You’d think I’d be writing a post about how to work full-time while you homeschool. I might write that post one day. But here’s fair warning: it’ll look like this picture. My son is trying to tell me about the Bionicle he built. I am telling him I need to write. He is telling me I always say that.
I ignore him and then he takes my phone and starts taking photos of his Bionicle and then he takes a movie of his Bionicle. He narrates the landscape of the feet, torso and body and then he says to the camera, “Don’t look at the stuff in the background. That’s my mom working. She is pissing me off.”
He loves to use the word pissed. He’s pissed all the time. He understands that it is not a nice word, but also not a swear word, so it falls into a lexicological problem area. He is so jubilant about the debate about whether we can use the word pissed and in what context that I have just given up.
So the post about working from home while you homeschool would be a mom who is pissed that she’s not working and a six-year-old that’s pissed that she is working.

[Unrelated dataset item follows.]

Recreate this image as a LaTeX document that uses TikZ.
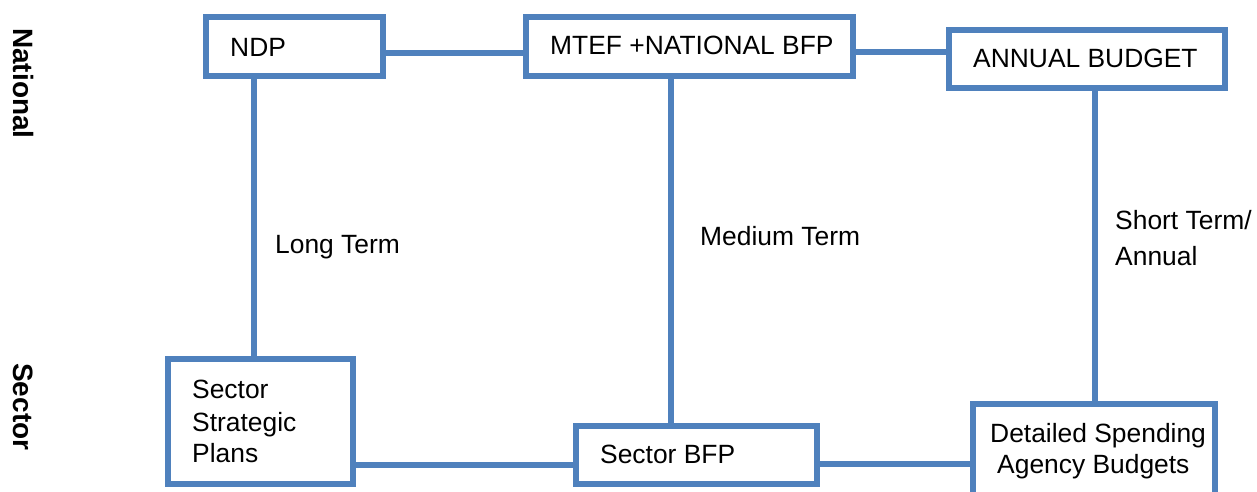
\documentclass[tikz,border=0pt]{standalone}
\usepackage{fontspec}
\setmainfont{Liberation Sans}
\definecolor{lineblue}{RGB}{79,129,189}
\begin{document}
\begin{tikzpicture}[x=1pt,y=-1pt,
  box/.style={draw=lineblue, line width=5.5pt, rectangle, inner sep=0pt},
  conn/.style={draw=lineblue, line width=5.5pt},
  txt/.style={inner sep=0pt, anchor=base west, font=\fontsize{26.4}{32}\selectfont},
  side/.style={inner sep=0pt, anchor=base west, rotate=-90, font=\fontsize{28}{32}\selectfont\bfseries}]
\useasboundingbox (0,0) rectangle (1257,492);
\clip (0,0) rectangle (1257,492);
% boxes
\node[box, minimum width=177pt, minimum height=59pt] (ndp) at (294.5,46.5) {};
\node[box, minimum width=327pt, minimum height=59pt] (mtef) at (689.5,46.5) {};
\node[box, minimum width=276pt, minimum height=58pt] (annual) at (1087,59) {};
\node[box, minimum width=185pt, minimum height=125pt] (ssp) at (260.5,421.5) {};
\node[box, minimum width=241pt, minimum height=58pt] (sbfp) at (696.5,455) {};
\node[box, minimum width=242pt, minimum height=94pt] (dsab) at (1094,451) {};
% connectors
\coordinate (h1) at (0,53);
\coordinate (h2) at (0,52);
\coordinate (h3) at (0,465);
\coordinate (h4) at (0,464);
\coordinate (v1) at (254,0);
\coordinate (v2) at (671,0);
\coordinate (v3) at (1095,0);
\draw[conn] (ndp.east |- h1) -- (mtef.west |- h1);
\draw[conn] (mtef.east |- h2) -- (annual.west |- h2);
\draw[conn] (v1 |- ndp.south) -- (v1 |- ssp.north);
\draw[conn] (v2 |- mtef.south) -- (v2 |- sbfp.north);
\draw[conn] (v3 |- annual.south) -- (v3 |- dsab.north);
\draw[conn] (ssp.east |- h3) -- (sbfp.west |- h3);
\draw[conn] (sbfp.east |- h4) -- (dsab.west |- h4);
% box texts
\node[txt] (tndp) at (230,57) {NDP};
\node[txt] (tmtef) at (550,55) {MTEF +NATIONAL BFP};
\node[txt] (tannual) at (973,68) {ANNUAL BUDGET};
\node[txt] (tssp1) at (192,398) {Sector};
\node[txt] (tssp2) at (192,431) {Strategic};
\node[txt] (tssp3) at (192,462) {Plans};
\node[txt] (tsbfp) at (600,463) {Sector BFP};
\node[txt] (tdsab1) at (990,442) {Detailed Spending};
\node[txt] (tdsab2) at (997,473) {Agency Budgets};
% connector labels
\node[txt] (llong) at (275,253) {Long Term};
\node[txt] (lmed) at (700,245) {Medium Term};
\node[txt] (lshort1) at (1115,229) {Short Term/};
\node[txt] (lshort2) at (1115,265) {Annual};
% side labels
\node[side] (snat) at (13,28) {National};
\node[side] (ssec) at (13,363) {Sector};
\end{tikzpicture}
\end{document}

Instead, I’m going to suggest that you don’t need to work from home. You need much less money than you think. For one thing, people are homeschooling on just about nothing. But even if you don’t want to homeschool on an extremely low income, you still don’t need a ton of money. The number most psychologists and economists toss around today is $75K. Wherever you live (yes, NYC and San Francisco too) you need $75K to raise a family (one kid or four kids – the number is the same). Beyond that, the increase in happiness you get from spending time with family is much bigger than the increase in happiness you’d get from earning more money. So if you’re honest with yourself, $75K is enough for you to homeschool.
This makes sense because the median income for stay-at-home moms is $64K. This means that most people reading this post have a partner who can earn enough to have the other parent stay at home.
I used to feel sheepish about writing statistics like this, because I have made six figures every year for the last ten years. I’m not really sure how I did it. I mean, my income is sporadic and unpredictable and often times life-threatening. Or at least it feels that way. But somehow, I always make a lot of money in the end.
Then I saw my tax return for this year and I realized that most years, my taxable income is around $50K. The rest is running through my business—it’s a messy tax return when you mix your personal and business money, believe me.
But now that I realize that my taxable income is so low, I feel fine telling you that you don’t need a lot of money to homeschool. You mainly need a lot of confidence so you can lower your expectations about your standard of living. But most homeschoolers already have that. Homeschooling defies so many expectations that a low cost of living is just one more item on the list.